Fish House
300 Bottles Deep on the Bay
Palafox Wharf · Pensacola · Seafood · Visit Website ↗
Reviewed April 9, 2026
Wingman Metrics
First Impression
Three hundred wines at a dockside seafood spot in Pensacola is not what we expected to find. The list is bigger than the boats outside, and the prices — especially the by-the-glass pours — are genuinely surprising. This place actually takes wine seriously, even if the list leans commercial.
Selection Deep Dive
The bulk of the list pulls from California and Washington with a supporting cast from New Zealand and France — workmanlike regions that make sense for a crowd-pleasing seafood house. You'll find familiar faces like Kim Crawford and Meiomi, which tells you the audience skews casual, but 300 labels gives you room to dig. There's no deep dive into Burgundy or the Rhône, and the old-world contingent feels thin relative to the volume. Still, for a waterfront spot that also has to sell frozen margaritas to tourists, the breadth is respectable.
By the Glass
Somewhere between 10 and 16 options by the glass depending on the night, which is a solid spread. Happy hour drops house pours to $4, which is the kind of pricing that makes a sunset on Pensacola Bay feel even better. Rotation appears limited — don't expect anything too adventurous in the glass pour lineup.

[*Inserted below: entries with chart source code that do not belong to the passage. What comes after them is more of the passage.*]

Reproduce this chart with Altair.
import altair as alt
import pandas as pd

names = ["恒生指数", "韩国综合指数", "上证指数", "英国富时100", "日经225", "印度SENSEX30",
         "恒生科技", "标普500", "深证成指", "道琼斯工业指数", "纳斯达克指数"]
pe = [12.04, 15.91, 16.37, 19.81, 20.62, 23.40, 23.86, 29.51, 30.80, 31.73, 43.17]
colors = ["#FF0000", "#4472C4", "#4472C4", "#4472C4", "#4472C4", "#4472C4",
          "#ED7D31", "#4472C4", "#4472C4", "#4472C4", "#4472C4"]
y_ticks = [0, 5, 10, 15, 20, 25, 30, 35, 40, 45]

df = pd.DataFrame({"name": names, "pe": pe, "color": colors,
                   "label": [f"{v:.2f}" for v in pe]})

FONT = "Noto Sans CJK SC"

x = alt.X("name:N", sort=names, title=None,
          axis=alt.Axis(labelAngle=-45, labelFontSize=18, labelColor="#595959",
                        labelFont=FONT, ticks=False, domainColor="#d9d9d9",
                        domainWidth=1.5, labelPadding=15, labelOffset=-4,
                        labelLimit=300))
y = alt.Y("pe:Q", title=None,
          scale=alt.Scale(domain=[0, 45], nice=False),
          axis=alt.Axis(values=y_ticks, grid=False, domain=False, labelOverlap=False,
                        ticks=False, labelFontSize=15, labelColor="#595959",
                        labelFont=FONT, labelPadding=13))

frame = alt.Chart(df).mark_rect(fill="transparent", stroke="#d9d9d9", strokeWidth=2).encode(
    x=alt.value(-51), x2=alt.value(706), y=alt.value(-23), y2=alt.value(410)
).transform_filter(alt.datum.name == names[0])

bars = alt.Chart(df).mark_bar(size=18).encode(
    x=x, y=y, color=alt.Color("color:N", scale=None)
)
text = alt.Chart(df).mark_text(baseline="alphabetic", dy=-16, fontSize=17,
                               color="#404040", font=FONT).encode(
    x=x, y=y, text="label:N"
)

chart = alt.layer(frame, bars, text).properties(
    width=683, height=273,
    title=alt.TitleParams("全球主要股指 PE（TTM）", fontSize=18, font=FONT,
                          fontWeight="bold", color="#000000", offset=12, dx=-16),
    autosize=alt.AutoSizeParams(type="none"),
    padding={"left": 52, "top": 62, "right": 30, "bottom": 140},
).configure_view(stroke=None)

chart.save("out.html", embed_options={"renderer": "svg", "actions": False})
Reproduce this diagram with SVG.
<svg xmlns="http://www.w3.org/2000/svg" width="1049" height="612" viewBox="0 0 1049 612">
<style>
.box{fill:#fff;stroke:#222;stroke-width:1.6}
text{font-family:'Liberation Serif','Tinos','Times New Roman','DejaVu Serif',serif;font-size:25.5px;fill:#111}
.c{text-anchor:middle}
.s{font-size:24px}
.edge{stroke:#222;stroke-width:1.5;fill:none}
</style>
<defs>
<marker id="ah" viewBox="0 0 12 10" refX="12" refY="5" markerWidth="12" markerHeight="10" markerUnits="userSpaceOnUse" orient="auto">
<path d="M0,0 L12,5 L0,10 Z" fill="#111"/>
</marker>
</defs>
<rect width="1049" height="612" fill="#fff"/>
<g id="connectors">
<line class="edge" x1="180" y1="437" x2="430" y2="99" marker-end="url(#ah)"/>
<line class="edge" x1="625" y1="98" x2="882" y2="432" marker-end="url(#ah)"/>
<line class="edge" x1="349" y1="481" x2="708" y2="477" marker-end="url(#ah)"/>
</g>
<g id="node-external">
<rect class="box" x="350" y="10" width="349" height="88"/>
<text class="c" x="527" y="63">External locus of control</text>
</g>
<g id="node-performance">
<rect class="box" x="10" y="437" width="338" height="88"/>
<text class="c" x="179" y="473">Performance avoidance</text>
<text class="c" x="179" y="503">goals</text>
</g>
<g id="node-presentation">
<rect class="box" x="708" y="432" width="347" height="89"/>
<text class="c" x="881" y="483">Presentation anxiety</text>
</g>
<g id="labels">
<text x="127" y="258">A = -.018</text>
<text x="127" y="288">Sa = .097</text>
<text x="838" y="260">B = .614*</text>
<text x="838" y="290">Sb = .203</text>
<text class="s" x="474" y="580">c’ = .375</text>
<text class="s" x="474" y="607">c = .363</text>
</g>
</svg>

Ernesto Catena Padrillos Malbec — $9
Retails around $15 and they're pouring it for $9 by the glass. That's a genuine steal — a legitimate Mendoza Malbec from a serious producer at a price that makes no sense to argue with.
Noble Vines 667 Pinot Noir
Most people at a seafood house skip right past Pinot Noir, but 667 is a clone-specific bottling that punches above its price point. At $8, it's an easy yes with the lighter fish dishes, and almost nobody orders it.

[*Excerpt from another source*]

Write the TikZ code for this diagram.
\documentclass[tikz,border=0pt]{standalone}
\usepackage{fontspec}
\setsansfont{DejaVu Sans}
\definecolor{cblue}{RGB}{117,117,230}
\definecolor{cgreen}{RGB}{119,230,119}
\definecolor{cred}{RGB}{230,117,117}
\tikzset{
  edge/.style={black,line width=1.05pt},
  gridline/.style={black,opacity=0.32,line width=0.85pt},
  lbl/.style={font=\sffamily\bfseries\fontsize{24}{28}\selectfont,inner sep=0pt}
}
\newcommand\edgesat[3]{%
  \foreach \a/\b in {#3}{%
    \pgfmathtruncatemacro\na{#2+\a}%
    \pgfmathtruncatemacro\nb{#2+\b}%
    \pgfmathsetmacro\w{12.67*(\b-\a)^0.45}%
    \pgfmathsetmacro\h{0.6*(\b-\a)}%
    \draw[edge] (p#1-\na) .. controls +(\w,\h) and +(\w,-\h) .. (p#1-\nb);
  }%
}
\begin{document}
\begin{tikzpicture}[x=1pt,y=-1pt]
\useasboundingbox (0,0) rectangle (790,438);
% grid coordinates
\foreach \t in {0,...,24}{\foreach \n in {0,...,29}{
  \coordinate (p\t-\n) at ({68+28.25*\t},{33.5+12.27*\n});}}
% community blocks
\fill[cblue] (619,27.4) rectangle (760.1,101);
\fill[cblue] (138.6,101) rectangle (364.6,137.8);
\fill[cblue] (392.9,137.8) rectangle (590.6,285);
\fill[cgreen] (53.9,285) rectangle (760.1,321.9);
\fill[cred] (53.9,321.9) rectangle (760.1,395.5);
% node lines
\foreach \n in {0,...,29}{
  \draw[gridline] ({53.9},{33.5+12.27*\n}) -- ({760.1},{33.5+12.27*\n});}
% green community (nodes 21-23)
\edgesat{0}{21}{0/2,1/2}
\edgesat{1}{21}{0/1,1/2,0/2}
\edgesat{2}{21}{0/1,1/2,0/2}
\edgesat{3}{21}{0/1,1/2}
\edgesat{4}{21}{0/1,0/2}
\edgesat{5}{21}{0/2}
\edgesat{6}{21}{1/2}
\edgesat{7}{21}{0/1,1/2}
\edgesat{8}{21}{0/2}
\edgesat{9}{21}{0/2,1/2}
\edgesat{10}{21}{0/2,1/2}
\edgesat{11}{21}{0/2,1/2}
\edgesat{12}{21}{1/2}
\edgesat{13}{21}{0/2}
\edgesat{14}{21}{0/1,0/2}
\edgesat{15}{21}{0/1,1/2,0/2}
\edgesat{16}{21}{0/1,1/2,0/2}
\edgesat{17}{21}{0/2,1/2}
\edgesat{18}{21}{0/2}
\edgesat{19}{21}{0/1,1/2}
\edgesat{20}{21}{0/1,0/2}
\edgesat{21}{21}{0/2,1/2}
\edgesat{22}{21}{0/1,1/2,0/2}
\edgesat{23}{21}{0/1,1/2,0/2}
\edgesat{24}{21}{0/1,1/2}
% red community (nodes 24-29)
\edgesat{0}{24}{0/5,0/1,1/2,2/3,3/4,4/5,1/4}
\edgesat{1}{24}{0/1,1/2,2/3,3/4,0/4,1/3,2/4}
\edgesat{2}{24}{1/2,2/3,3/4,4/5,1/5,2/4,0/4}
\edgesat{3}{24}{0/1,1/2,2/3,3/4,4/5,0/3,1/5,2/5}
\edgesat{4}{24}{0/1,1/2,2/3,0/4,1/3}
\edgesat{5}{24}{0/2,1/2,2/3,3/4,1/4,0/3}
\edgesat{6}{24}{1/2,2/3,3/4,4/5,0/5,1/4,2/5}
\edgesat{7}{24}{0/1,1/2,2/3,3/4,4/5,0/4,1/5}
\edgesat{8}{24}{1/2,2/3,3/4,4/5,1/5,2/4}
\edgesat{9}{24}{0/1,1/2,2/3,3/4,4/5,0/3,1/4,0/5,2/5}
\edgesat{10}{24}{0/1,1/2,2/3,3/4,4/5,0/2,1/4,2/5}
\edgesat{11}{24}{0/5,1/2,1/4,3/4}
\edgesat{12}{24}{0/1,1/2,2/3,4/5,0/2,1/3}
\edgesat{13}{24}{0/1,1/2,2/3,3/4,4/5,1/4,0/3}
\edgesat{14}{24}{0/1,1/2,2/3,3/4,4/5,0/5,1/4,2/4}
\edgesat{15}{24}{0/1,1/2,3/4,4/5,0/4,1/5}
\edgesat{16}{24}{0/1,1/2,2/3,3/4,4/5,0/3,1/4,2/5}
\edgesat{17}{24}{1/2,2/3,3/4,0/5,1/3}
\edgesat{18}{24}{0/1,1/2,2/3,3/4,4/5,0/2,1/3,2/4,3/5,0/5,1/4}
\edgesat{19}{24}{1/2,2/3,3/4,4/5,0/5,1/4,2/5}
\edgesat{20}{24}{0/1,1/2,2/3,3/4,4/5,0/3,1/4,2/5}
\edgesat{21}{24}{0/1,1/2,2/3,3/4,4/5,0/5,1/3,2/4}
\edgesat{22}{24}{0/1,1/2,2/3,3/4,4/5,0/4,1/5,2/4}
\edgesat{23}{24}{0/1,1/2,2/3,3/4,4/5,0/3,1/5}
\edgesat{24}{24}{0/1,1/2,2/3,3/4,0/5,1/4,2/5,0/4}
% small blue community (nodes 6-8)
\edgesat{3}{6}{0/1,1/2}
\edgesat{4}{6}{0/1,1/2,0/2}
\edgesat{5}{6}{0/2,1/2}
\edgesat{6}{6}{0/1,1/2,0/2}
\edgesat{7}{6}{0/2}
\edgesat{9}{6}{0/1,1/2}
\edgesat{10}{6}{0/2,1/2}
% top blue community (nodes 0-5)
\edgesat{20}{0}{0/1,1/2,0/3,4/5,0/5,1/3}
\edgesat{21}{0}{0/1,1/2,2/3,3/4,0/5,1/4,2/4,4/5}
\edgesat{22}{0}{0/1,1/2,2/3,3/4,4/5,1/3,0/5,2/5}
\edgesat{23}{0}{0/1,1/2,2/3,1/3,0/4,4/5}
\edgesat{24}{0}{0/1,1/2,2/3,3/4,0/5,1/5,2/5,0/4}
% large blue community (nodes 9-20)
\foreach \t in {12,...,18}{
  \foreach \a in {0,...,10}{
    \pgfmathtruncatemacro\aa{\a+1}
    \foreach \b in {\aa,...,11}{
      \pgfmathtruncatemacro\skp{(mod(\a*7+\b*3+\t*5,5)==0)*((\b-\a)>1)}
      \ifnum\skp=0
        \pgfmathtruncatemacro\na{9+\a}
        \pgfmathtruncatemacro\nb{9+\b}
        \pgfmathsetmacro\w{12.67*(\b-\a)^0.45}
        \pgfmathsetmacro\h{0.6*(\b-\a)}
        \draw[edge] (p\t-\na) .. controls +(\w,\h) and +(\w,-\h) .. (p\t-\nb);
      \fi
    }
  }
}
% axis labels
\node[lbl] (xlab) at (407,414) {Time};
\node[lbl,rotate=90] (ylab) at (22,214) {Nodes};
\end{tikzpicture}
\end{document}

Kendall-Jackson Vintner's Reserve Chardonnay
It's fine. It's always fine. But KJ Chard is the default choice of someone who hasn't looked at the menu, and with 300 bottles available you owe yourself more than a grocery store staple.
Kim Crawford Sauvignon Blanc + Grits a Ya Ya
The Grits a Ya Ya is rich and smoky — shrimp over smoked gouda grits — and Kim Crawford's sharp citrus and grassy snap cuts right through the fat. It's a crowd-pleaser pairing for a reason, and at this price point you can order a second glass without wincing.
✔️ The Bottom Line
Fish House is a reliable, well-priced wine destination hiding inside what looks like a tourist seafood spot — the markup is shockingly fair and 300 labels gives you real options. We'd send a friend here without hesitation, especially during happy hour with a water view.